I saw the various bits of web spoo about Yahoo Pipes this past week, and the first thing that came to mind was “Wow – it looks like just Quartz Composer!”.

I guess that’s a good thing – the visual data-flow style “language” (is markup a better term) is fairly easy to follow, even if it takes up a crap-ton of visual space. There’s some good examples out there now, even with the lurch that Yahoo had launching the ‘product’. I’m not even sure that I can really describe it as a product. Although I don’t know what else to call it.

Conceptually, I think it’s brilliant. It’s taking the concept of unix pipes (which I have embraced from years ago in my hacky shell “gettin’ something done” scripting) and applying it to something that you might call reasonably structured data – RSS.

I actually rather expect the structure of RSS to make things more difficult, even while it enables significantly more power to the process as well.
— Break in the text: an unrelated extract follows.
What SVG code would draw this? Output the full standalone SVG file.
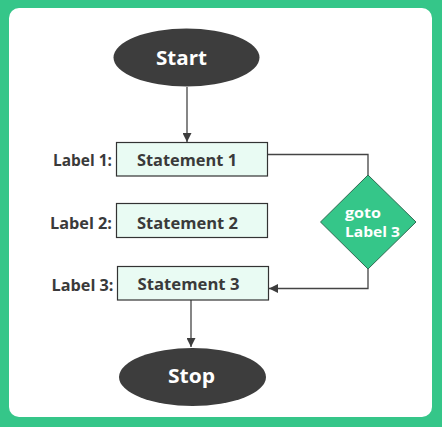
<svg xmlns="http://www.w3.org/2000/svg" width="442" height="427" viewBox="0 0 442 427">
<style>
.t{font-family:"Open Sans","Liberation Sans",sans-serif;font-weight:700;}
.lbl{font-size:15.5px;fill:#3a3a3a;text-anchor:end;}
.st{font-size:15.5px;fill:#3a3a3a;}
.box{fill:#e9fbf3;stroke:#333;stroke-width:1.2;}
.term{fill:#3d3d3d;}
.tt{font-size:19.5px;fill:#fff;text-anchor:middle;}
.ln{fill:none;stroke:#444;stroke-width:1.3;}
</style>
<defs>
<marker id="ah" viewBox="0 0 10 10" refX="10" refY="5" markerWidth="9" markerHeight="9" markerUnits="userSpaceOnUse" orient="auto">
<path d="M0,0 L10,5 L0,10 Z" fill="#3d3d3d"/>
</marker>
</defs>
<rect x="0" y="0" width="442" height="427" fill="#35c689"/>
<rect x="9" y="8" width="423" height="409" rx="10" fill="#ffffff"/>
<g id="connectors">
<line class="ln" x1="187" y1="87" x2="187" y2="142" marker-end="url(#ah)"/>
<polyline class="ln" points="268,154.5 368,154.5 368,175"/>
<polyline class="ln" points="368,269 368,288.5 269,288.5" marker-end="url(#ah)"/>
<line class="ln" x1="191" y1="300" x2="191" y2="347" marker-end="url(#ah)"/>
</g>
<g id="start">
<ellipse class="term" cx="186.5" cy="57.5" rx="73" ry="29"/>
<text class="t tt" x="181.5" y="65" textLength="51" lengthAdjust="spacingAndGlyphs">Start</text>
</g>
<g id="statement1">
<rect class="box" x="116.5" y="142.5" width="151" height="33.5"/>
<text class="t lbl" x="112" y="165.5" textLength="59" lengthAdjust="spacingAndGlyphs">Label 1:</text>
<text class="t st" x="137" y="165.5" textLength="100" lengthAdjust="spacingAndGlyphs">Statement 1</text>
</g>
<g id="statement2">
<rect class="box" x="116.5" y="203.5" width="151" height="34"/>
<text class="t lbl" x="112" y="229" textLength="62" lengthAdjust="spacingAndGlyphs">Label 2:</text>
<text class="t st" x="137" y="229" textLength="101" lengthAdjust="spacingAndGlyphs">Statement 2</text>
</g>
<g id="statement3">
<rect class="box" x="117.5" y="266.5" width="151" height="33.5"/>
<text class="t lbl" x="113.5" y="290.5" textLength="62" lengthAdjust="spacingAndGlyphs">Label 3:</text>
<text class="t st" x="137.5" y="289.5" textLength="102" lengthAdjust="spacingAndGlyphs">Statement 3</text>
</g>
<g id="goto">
<polygon points="368,175 416,222 368,269 320.5,222" fill="#35c689" stroke="#2f6b52" stroke-width="1"/>
<text class="t" x="345" y="218" font-size="14.5" fill="#ffffff" textLength="36" lengthAdjust="spacingAndGlyphs">goto</text>
<text class="t" x="345" y="237" font-size="14.5" fill="#ffffff" textLength="55" lengthAdjust="spacingAndGlyphs">Label 3</text>
</g>
<g id="stop">
<ellipse class="term" cx="192.5" cy="377" rx="73.5" ry="29"/>
<text class="t tt" x="191.5" y="383" textLength="47" lengthAdjust="spacingAndGlyphs">Stop</text>
</g>
</svg>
With ye olde Unix style pipe, the most powerful tools worked from data streams of plain text delimited with line endings. The mighty grep, find, awk, sed combination. There’s still problems I solve with a habital scattering of those commands between |’s.

RSS (I’m including Atom in this horrific overloading of a specific term) has the benefit of being reasonably consistent in structure. There’s all sorts of nasty additions and complications to it, but you’ve got to admit – it’s a hell of a lot more regularly structured than the results of JDBC, ODBC, or Web (xml trash) Services. It’s simple. It has a few syntactic regular structures – and it can hold a representation of just about anything, albeit some less efficiently than others. Shoot – I’m using it day to day in not only web feeds, but build systems results and dashboards metrics for services that I manage.

“Back in the day” (where the hell did that phrase come from anyway?) I fiddled with a language called Prograph that I desperately wanted to love. It was clunky, and ultimately not fulfilling in it’s efficiency of getting things done – but I wanted a visual mechanism for programming – I dunno, cause I’m a visual kind of guy. Variations of that markup/language live on in the form of Marten and the open source project The Open Prograph Initiative. A neat concept, and I think the precursor to what Yahoo Pipes (or equivilant kinds of things) could be.

And of course I’d be remiss without mentioning the MacOS X platform specific goody that’s more generic – Anthracite – a product that Joe Pezillo has been cobbling on for a good couples of years. It does the RSS routing and twiddling thing too – as well as a whole lot of other data types. And then of course there’s Automator – no forking in it with simple use, but effectively another set of pipes where you stage data flowing from one process to another, hopefully coming out with something useful in the end.

The thing that really brings Pipes to the front is that it’s editable on the web. “Just a matter of time” maybe, before someone did it – made a visual dataflow that you could edit with the javascript/ajaxy goodness that’s been worming back into the foreground again. Still, just having done it is a major step forward.

Beyond all that babbling, I don’t really know where it’s going to go – or how useful it’ll ultimately be to me personally. Of course I’ll fiddling and find out, but at the moment I’m just excited by seeing that it exists.